To: IntelliCents who wrote (2296)10/23/2000 4:32:18 AM
From: Dayuhan  Read Replies (1) | Respond to of 28931
 
Interesting. I was raised in a very religious environment, by parents who were raised Protestant but converted to Catholicism in their teens (an unusual combination). I was inundated with things Catholic from the beginning, but I don't recall a conscious moment when I took any of it seriously. I clearly remember the day in Sunday School when I decided that original sin was a lie, and realized what this implied about the rest of the story.

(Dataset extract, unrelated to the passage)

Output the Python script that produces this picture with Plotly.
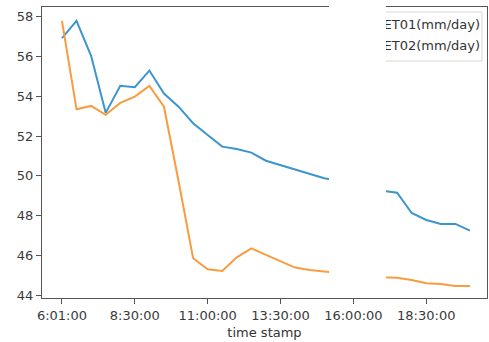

And I have ever, for a fraction of a moment, felt that I was missing something. I have never suffered the slightest touch of anything that might be described as an impulse to worship. Some have it, some don't. To me it seems an incomprehensible drive, just as the religious might think it impossible that I don't feel that something is missing in my life.

The Bible I read is based on being written by men through "Divine inspiration from the Holy Spirit." No other book can proclaim that.

I'm not convinced that this is the case. As an extreme analogy, meaning no offense, if a million people proclaimed tomorrow that the Manhattan Yellow Pages were a product of divine inspiration, would that make it so? Is there really any more or less evidence to support this contention than there is to support the claim that the Bible is divinely inspired?